- Title: NIGER: Niger's education system suffers as drought ravages Sahel region.
- Date: 25th June 2012
- Summary: KIDS ON DONKEY IN VILLAGE EXTERIOR OF THATCHED HOUSE SCHOOL CHILDREN WRITING IN CLASS TILLABERY, NIGER (RECENT) (REUTERS-ACCESS ALL) (SOUNDBITE) (French) YAYE TOURE ABDOURAMANE, TILLABERY REGIONAL EDUCATION DIRECTOR SAYING: "Besides the problem of students who drop out of school, we also have problems with a lack of classrooms because most of our classrooms are made out grass thatched houses, we have no desks, which is a major problem." DOSSO, 140 KM FROM NIAMEY, NIGER (REUTERS-ACCESS ALL) MORE OF STUDENTS IN THATCHED HOUSE CLASSROOM STUDENT WRITING ON PAPER DURING CLASS
- Embargoed: 10th July 2012 13:00
- Location: Niger
- Country: Niger
- Topics: Education,Environment,Education
- Reuters ID: LVACCE7YLOSEHYGVKG0IYQMX1T4W
- Story Text: More than half a million children are at risk of dropping out of school in Niger this year due to an ongoing food crisis, the United Nations Children's Agency (UNICEF) announced last month.
Climate change has made settlements across the Sahel drier by the year, subjecting their populations to an ever longer yearly "lean season" when food stocks dwindle but the new harvest is still months off.
Many of the children are constantly on the move, migrating from village to village as their parents search for an income to buy food. Sometimes the children themselves have to find work.

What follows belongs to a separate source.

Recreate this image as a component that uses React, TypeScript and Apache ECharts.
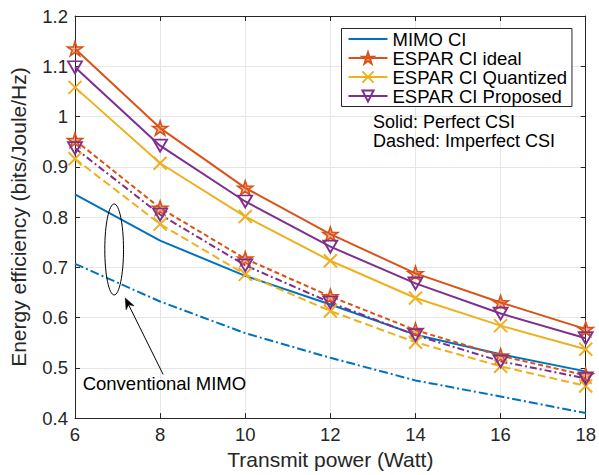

Although migration is a way of life for many communities in Niger as a coping mechanism for normally arid weather, authorities are concerned that the children have been greatly affected this time round.
In one of the most affected regions, in the town of Tillabery, 120 kilometers northwest of the capital Niamey, the education crisis is further compounded by poor infrastructure and poverty.
Here, roofs of schools are made out of grass -- barely enough to give students shelter from the scorching sun and heat. They also have to sit on the floor.
According to Nigerien authorities, more than one million children learn in around 42,000 makeshift schools throughout the country. The government has said it is working towards providing desks and school buildings, but there are not enough funds directed towards that at the moment.
"Besides the problem of students who drop out, we also have problems with a lack of classrooms because most of our classrooms are made out grass thatched houses, we have no desks, which is a major problem," said Yaya Toure Abdouramane, Tillabery's regional education director.
"There are students who study while seated on the ground, which is very difficult. For children to be able to learn, they have to be studying in conditions that are conducive to learning," said Siragi Gagere, a teacher at the nearby village of Ouallam.
After a recent tour of the country, Ivorian reggae star, Tiken Jah Fakoly said the world needed to pay attention to the education crisis in the region.
Fakoly held a benefit concert to raise awareness about the education problem and to rebuild a school in Gassa Awa in Tillabery, where three students were killed last month after a school building collapsed, due to poor infrastructure.
"We are going to do everything for this concert in Niamey so that these children can have a school building, that can sustain anything and where they have shelter," said Fakoly.
Niger is one of the countries hardest hit by food shortages in West Africa's Sahel region, where the U.N. Food and Agriculture Organisation (FAO) estimates that at least 15 million people are facing food insecurity issues this year.
The crisis in the Sahel has been compounded by soaring staple food prices, the high level of debt of households following past crises and the collapse of long-standing coping mechanisms such as remittances from family members who have now returned home due to instability in neighbouring countries such as Libya and Nigeria.